The New York Times was first to report that the U.S. military had reduced its troop strength in Afghanistan even though peace talks with the Taliban are on hiatus. The number of troops in the country has gone from about 15,000 to 13,000, a U.S. official told Task & Purpose on condition of anonymity.

Separately, the U.S. military is considering drawing down further to 8,600 troops in Afghanistan as part of a broader political agreement, Defense Secretary Mark Esper told reporters on Oct. 19.

"We've always said, that it'll be conditions based, but we're confident that we can go down to 8,600 without affecting our [counterterrorism] operations, if you will," Esper said while enroute to Afghanistan.

So far, no order has been given to draw down to 8,600 U.S. troops in Afghanistan, the U.S. official said.

After President Donald Trump cancelled peace talks with the Taliban, which had been expected to take place at Camp David around the anniversary of the Sept. 11 attacks, the U.S. military has increased both air and ground attacks.

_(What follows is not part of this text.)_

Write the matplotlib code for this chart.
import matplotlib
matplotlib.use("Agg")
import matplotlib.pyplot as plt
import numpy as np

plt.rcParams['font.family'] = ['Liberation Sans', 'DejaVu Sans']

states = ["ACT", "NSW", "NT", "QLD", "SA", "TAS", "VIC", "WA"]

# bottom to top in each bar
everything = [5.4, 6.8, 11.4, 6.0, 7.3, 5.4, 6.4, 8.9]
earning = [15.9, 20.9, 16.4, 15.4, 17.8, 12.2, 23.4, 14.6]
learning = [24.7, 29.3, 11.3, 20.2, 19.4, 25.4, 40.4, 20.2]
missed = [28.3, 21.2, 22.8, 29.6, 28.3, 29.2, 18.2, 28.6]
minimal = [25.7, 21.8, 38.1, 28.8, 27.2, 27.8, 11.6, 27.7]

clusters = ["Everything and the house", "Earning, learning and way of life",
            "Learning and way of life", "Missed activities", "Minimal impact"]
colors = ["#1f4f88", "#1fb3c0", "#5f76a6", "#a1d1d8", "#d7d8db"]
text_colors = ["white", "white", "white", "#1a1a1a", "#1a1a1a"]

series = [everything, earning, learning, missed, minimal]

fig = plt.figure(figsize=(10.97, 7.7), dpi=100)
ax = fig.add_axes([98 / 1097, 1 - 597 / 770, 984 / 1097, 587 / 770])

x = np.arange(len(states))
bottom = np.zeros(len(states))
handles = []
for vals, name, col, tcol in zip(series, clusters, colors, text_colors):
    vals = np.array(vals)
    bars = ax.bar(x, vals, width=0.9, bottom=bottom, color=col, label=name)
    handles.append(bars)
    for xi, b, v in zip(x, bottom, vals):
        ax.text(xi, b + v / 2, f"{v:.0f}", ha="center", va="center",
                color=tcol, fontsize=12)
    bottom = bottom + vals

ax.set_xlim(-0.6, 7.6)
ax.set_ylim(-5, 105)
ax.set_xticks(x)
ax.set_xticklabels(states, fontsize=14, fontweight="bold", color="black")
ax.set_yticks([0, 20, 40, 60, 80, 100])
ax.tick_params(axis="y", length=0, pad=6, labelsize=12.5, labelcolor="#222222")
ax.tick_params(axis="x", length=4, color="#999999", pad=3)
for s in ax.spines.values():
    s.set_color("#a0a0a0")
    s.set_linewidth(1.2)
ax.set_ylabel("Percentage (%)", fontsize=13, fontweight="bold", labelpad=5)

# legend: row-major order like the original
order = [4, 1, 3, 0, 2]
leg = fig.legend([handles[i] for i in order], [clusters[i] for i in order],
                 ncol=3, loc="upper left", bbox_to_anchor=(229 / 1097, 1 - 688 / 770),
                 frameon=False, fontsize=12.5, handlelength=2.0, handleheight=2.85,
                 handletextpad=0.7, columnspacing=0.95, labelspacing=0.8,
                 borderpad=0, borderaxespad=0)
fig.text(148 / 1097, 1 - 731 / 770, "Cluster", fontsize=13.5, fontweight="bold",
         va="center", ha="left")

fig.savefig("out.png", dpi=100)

In September, U.S. military aircraft dropped more ordnance in Afghanistan than they have since October 2010, according to Air Force statistics.

However, the president has also repeatedly vowed to bring U.S. troops home from the post 9/11 wars. Most recently, he approved withdrawing most U.S. troops from Syria.

On Monday, Esper said the situations in Syria and Afghanistan are very different, so the Afghans and other U.S. allies "should not misinterpret our actions in the recent week or so with regard to Syria."